There are several ways of doing it and usually the router uses a combination of 1 to 3 of the more simple variants. The router/AP usually doesn't have the CPU horsepower to do something exhaustive here. Just too much work.
Anyway: It is not guaranteed to work. Some devices don't reveal much information, it may be ambiguous and some devices may actually lie about what sort of device they are.
Typical methods are:
- For Apple devices and many phones/tablets you can tell from the vendor-id in the mac-address. The router simply has a map-table that matches known vendor-Ids to the corresponding OS.
- Many devices respond in a known way to a Bonjour, PNRP, UPNP or NetBios request. Simply send a few of these probes and analyze the resulting answers. From this you can often determine whether it is Windows (and which version), OSX, Linux, a printer (and which model), multimedia-device, TV, etc.
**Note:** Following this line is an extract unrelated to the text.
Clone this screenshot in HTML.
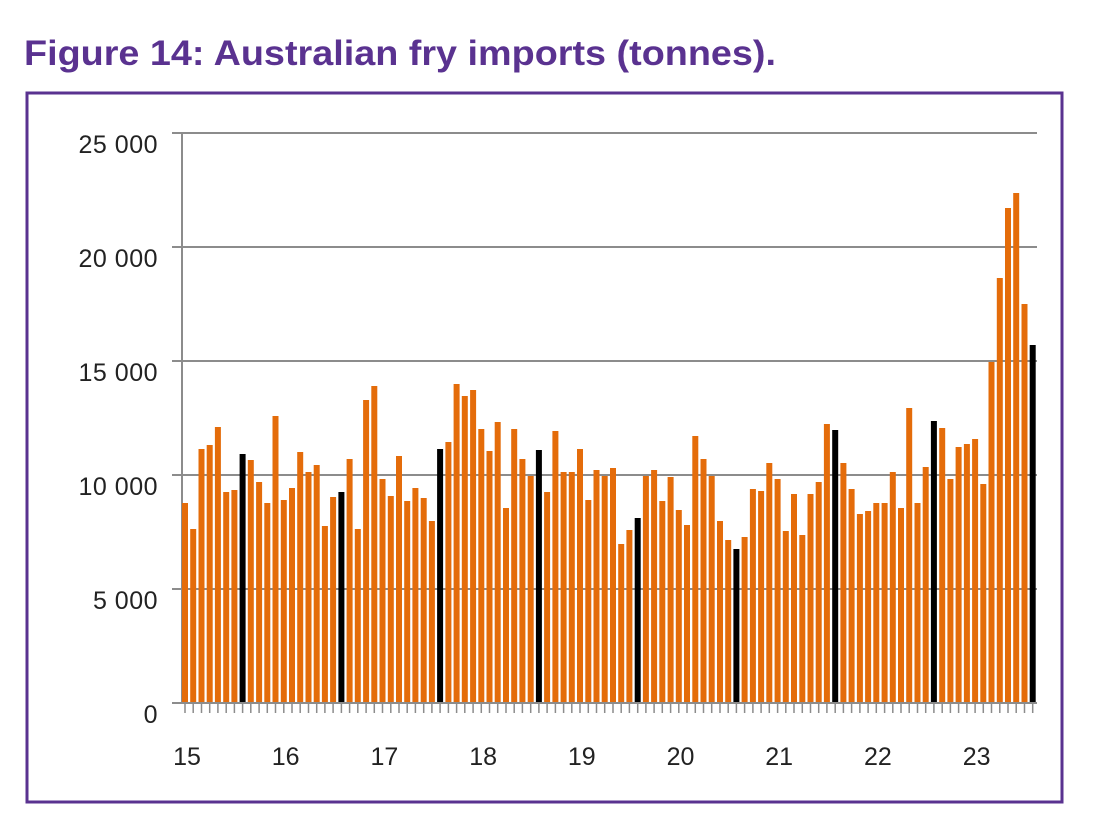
<!DOCTYPE html>
<html><head><meta charset="utf-8"><style>
html,body{margin:0;padding:0;background:#fff;}
svg{display:block;}
</style></head><body>
<svg width="1096" height="838" xmlns="http://www.w3.org/2000/svg" font-family="Liberation Sans, sans-serif">
<text x="24" y="65" font-size="35" font-weight="bold" fill="#5a3290" textLength="752" lengthAdjust="spacingAndGlyphs">Figure 14: Australian fry imports (tonnes).</text>
<rect x="27" y="93" width="1035" height="709" fill="none" stroke="#5a3290" stroke-width="3"/>
<g stroke="#8c8c8c" stroke-width="2">
<line x1="172" y1="133" x2="1037" y2="133"/>
<line x1="172" y1="247" x2="1037" y2="247"/>
<line x1="172" y1="361" x2="1037" y2="361"/>
<line x1="172" y1="475" x2="1037" y2="475"/>
<line x1="172" y1="589" x2="1037" y2="589"/>
<line x1="182" y1="133" x2="182" y2="703"/>
</g>
<path stroke="#e46c0a" stroke-width="6" fill="none" d="M185 703V503M193.2 703V529M201.5 703V449M209.7 703V445M217.9 703V427M226.2 703V492M234.4 703V490M250.8 703V460M259.1 703V482M267.3 703V503M275.5 703V416M283.8 703V500M292 703V488M300.2 703V452M308.5 703V472M316.7 703V465M324.9 703V526M333.1 703V497M349.6 703V459M357.8 703V529M366.1 703V400M374.3 703V386M382.5 703V479M390.8 703V496M399 703V456M407.2 703V501M415.4 703V488M423.7 703V498M431.9 703V521M448.4 703V442M456.6 703V384M464.8 703V396M473.1 703V390M481.3 703V429M489.5 703V451M497.7 703V422M506 703V508M514.2 703V429M522.4 703V459M530.7 703V476M547.1 703V492M555.4 703V431M563.6 703V472M571.8 703V472M580 703V449M588.3 703V500M596.5 703V470M604.7 703V476M613 703V468M621.2 703V544M629.4 703V530M645.9 703V476M654.1 703V470M662.3 703V501M670.6 703V477M678.8 703V510M687 703V525M695.3 703V436M703.5 703V459M711.7 703V476M720 703V521M728.2 703V540M744.6 703V537M752.9 703V489M761.1 703V491M769.3 703V463M777.6 703V479M785.8 703V531M794 703V494M802.3 703V535M810.5 703V494M818.7 703V482M826.9 703V424M843.4 703V463M851.6 703V489M859.9 703V514M868.1 703V511M876.3 703V503M884.6 703V503M892.8 703V472M901 703V508M909.2 703V408M917.5 703V503M925.7 703V467M942.2 703V428M950.4 703V479M958.6 703V447M966.9 703V444M975.1 703V439M983.3 703V484M991.5 703V362M999.8 703V278M1008 703V208M1016.2 703V193M1024.5 703V304"/>
<path stroke="#000" stroke-width="6" fill="none" d="M242.6 703V454M341.4 703V492M440.1 703V449M538.9 703V450M637.7 703V518M736.4 703V549M835.2 703V430M933.9 703V421M1032.7 703V345"/>
<line x1="172" y1="703" x2="1037" y2="703" stroke="#8c8c8c" stroke-width="2"/>
<path stroke="#8c8c8c" stroke-width="1.5" fill="none" d="M185 703v10M193.2 703v10M201.5 703v10M209.7 703v10M217.9 703v10M226.2 703v10M234.4 703v10M242.6 703v10M250.8 703v10M259.1 703v10M267.3 703v10M275.5 703v10M283.8 703v10M292 703v10M300.2 703v10M308.5 703v10M316.7 703v10M324.9 703v10M333.1 703v10M341.4 703v10M349.6 703v10M357.8 703v10M366.1 703v10M374.3 703v10M382.5 703v10M390.8 703v10M399 703v10M407.2 703v10M415.4 703v10M423.7 703v10M431.9 703v10M440.1 703v10M448.4 703v10M456.6 703v10M464.8 703v10M473.1 703v10M481.3 703v10M489.5 703v10M497.7 703v10M506 703v10M514.2 703v10M522.4 703v10M530.7 703v10M538.9 703v10M547.1 703v10M555.4 703v10M563.6 703v10M571.8 703v10M580 703v10M588.3 703v10M596.5 703v10M604.7 703v10M613 703v10M621.2 703v10M629.4 703v10M637.7 703v10M645.9 703v10M654.1 703v10M662.3 703v10M670.6 703v10M678.8 703v10M687 703v10M695.3 703v10M703.5 703v10M711.7 703v10M720 703v10M728.2 703v10M736.4 703v10M744.6 703v10M752.9 703v10M761.1 703v10M769.3 703v10M777.6 703v10M785.8 703v10M794 703v10M802.3 703v10M810.5 703v10M818.7 703v10M826.9 703v10M835.2 703v10M843.4 703v10M851.6 703v10M859.9 703v10M868.1 703v10M876.3 703v10M884.6 703v10M892.8 703v10M901 703v10M909.2 703v10M917.5 703v10M925.7 703v10M933.9 703v10M942.2 703v10M950.4 703v10M958.6 703v10M966.9 703v10M975.1 703v10M983.3 703v10M991.5 703v10M999.8 703v10M1008 703v10M1016.2 703v10M1024.5 703v10M1032.7 703v10"/>
<g font-size="25" fill="#222" text-anchor="end" letter-spacing="0.5">
<text x="158" y="153">25 000</text>
<text x="158" y="267">20 000</text>
<text x="158" y="381">15 000</text>
<text x="158" y="495">10 000</text>
<text x="158" y="609">5 000</text>
<text x="158" y="723">0</text>
</g>
<g font-size="25" fill="#222" text-anchor="middle">
<text x="187" y="765">15</text>
<text x="285.7" y="765">16</text>
<text x="384.4" y="765">17</text>
<text x="483.1" y="765">18</text>
<text x="581.8" y="765">19</text>
<text x="680.5" y="765">20</text>
<text x="779.2" y="765">21</text>
<text x="877.9" y="765">22</text>
<text x="976.6" y="765">23</text>
</g>
</svg>
</body></html>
- Devices that support SNMP will often report their OS, model, version, etc. in response to a SNMP query. It takes very little effort to request this info from the device.
- In a number of cases the way a device issues a DHCP request to the router reveals info about the OS.
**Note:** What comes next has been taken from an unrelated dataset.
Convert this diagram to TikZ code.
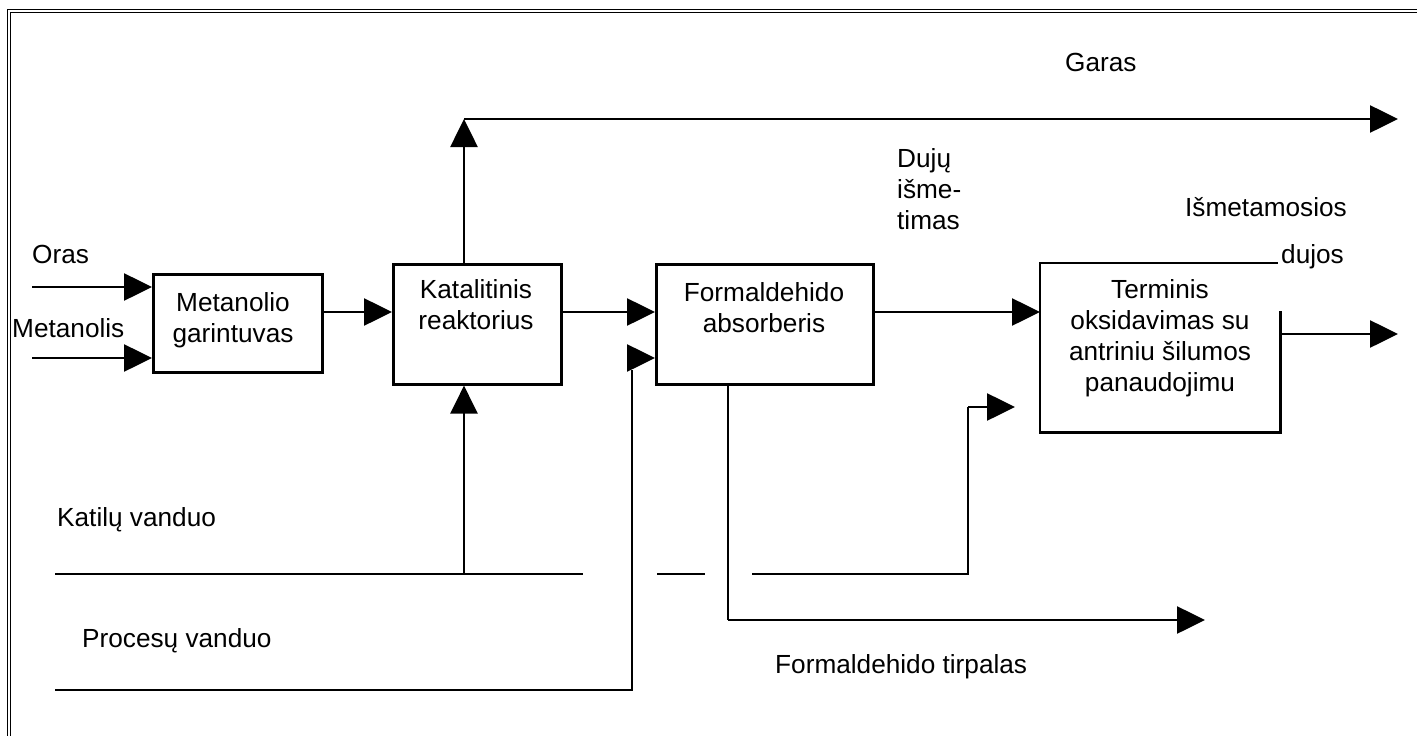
\documentclass[tikz,border=0pt]{standalone}
\usepackage{fontspec}
\setmainfont{Liberation Sans}
\usetikzlibrary{arrows.meta}
\begin{document}
\begin{tikzpicture}[x=1pt,y=-1pt,
  ln/.style={line width=2.6pt},
  arr/.style={ln,-{Triangle[length=28pt,width=27pt]}},
  box/.style={draw,line width=2.6pt,inner sep=0pt,anchor=north west},
  hbox/.style={inner sep=0pt,anchor=north west},
  txt/.style={inner sep=0pt,font=\fontsize{26.2}{30.8}\selectfont},
  btxt/.style={txt,align=center,anchor=base},
  ltxt/.style={txt,anchor=base west},
  frame/.style={line width=1.2pt}
  ]
\useasboundingbox (0,0) rectangle (1417,736);
% double frame (top and left)
\draw[frame] (7.5,736) -- (7.5,9.5) -- (1417,9.5);
\draw[frame] (10.8,736) -- (10.8,12.8) -- (1417,12.8);

% boxes
\node[box,minimum width=169pt,minimum height=98pt] (mg) at (152,273) {};
\node[box,minimum width=168pt,minimum height=120pt] (kr) at (392,263) {};
\node[box,minimum width=217pt,minimum height=120pt] (fa) at (655,263) {};
\node[hbox,minimum width=240pt,minimum height=169pt] (tt) at (1040,263) {};
\draw[ln] (tt.north east |- 0,311) -- (tt.south east) -- (tt.south west) -- (tt.north west) -- ([xshift=-2pt]tt.north east);

% box texts (anchor = baseline of the last line)
\node[btxt] (mgt) at (233,342) {Metanolio\\garintuvas};
\node[btxt] (krt) at (476,329) {Katalitinis\\reaktorius};
\node[btxt] (fat) at (764,332) {Formaldehido\\absorberis};
\node[btxt] (ttt) at (1160,391) {Terminis\\oksidavimas su\\antriniu šilumos\\panaudojimu};

% labels
\node[ltxt] (loras) at (32,263) {Oras};
\node[ltxt] (lmet) at (12,337) {Metanolis};
\node[ltxt] (lkat) at (57,526) {Katilų vanduo};
\node[ltxt] (lpro) at (82,647) {Procesų vanduo};
\node[ltxt] (lftir) at (775,673) {Formaldehido tirpalas};
\node[ltxt] (lgar) at (1065,71) {Garas};
\node[ltxt,align=left] (ldu) at (897,229) {Dujų\\išme-\\timas};
\node[ltxt] (lism) at (1185,216) {Išmetamosios};
\node[ltxt] (ldujos) at (1281,263) {dujos};

% coordinates
\coordinate (oras0) at (32,287);
\coordinate (met0) at (32,358);
\coordinate (y312) at (0,312);
\coordinate (y358) at (0,358);
\coordinate (garc) at (464,119);
\coordinate (garend) at (1398,119);
\coordinate (kat0) at (55,574);
\coordinate (kat1) at (583,574);
\coordinate (katv) at (464,574);
\coordinate (seg0) at (657,574);
\coordinate (seg1) at (705,574);
\coordinate (re0) at (752,574);
\coordinate (re1) at (968,574);
\coordinate (re2) at (968,407);
\coordinate (re3) at (1015,407);
\coordinate (pro0) at (55,690);
\coordinate (pro1) at (632,690);
\coordinate (ft0) at (728,620);
\coordinate (ftend) at (1205,620);
\coordinate (outt) at (1398,334);

% connectors
\draw[arr] (oras0) -- (mg.west |- oras0);
\draw[arr] (met0) -- (mg.west |- met0);
\draw[arr] (mg.east |- y312) -- (kr.west |- y312);
\draw[arr] (kr.east |- y312) -- (fa.west |- y312);
\draw[arr] (fa.east |- y312) -- (tt.west |- y312);
\draw[arr] (kr.north -| garc) -- (garc);
\draw[arr] (garc) -- (garend);
\draw[ln] (kat0) -- (kat1);
\draw[arr] (katv) -- (kr.south -| katv);
\draw[ln] (seg0) -- (seg1);
\draw[ln] (re0) -- (re1) -- (re2);
\draw[arr] (re2) -- (re3);
\draw[ln] (pro0) -- (pro1) -- (pro1 |- 0,370);
\draw[arr] ([xshift=-28pt]fa.west |- y358) -- (fa.west |- y358);
\draw[ln] (fa.south -| ft0) -- (ft0);
\draw[arr] (ft0) -- (ftend);
\draw[arr] (tt.east |- outt) ++(2,0) -- (outt);
\end{tikzpicture}
\end{document}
You mentioned "User Agent". I presume you mean browser user-agent string with that. This is very unlikely as this would require a lot of effort to implement (router must monitor all HTTP traffic for presence of user-agent strings, which takes a lot of effort) and only is usefull for clients that a) have a webbrowser and b) where the user hasn't modified the agent string in something unusual and c) where the user uses a standard browser and not something obscure and d) where the user isn't using "private mode" browsing (which usually doesn't reveal the normal user-agent string).
Lot's of effort for very little reliable information.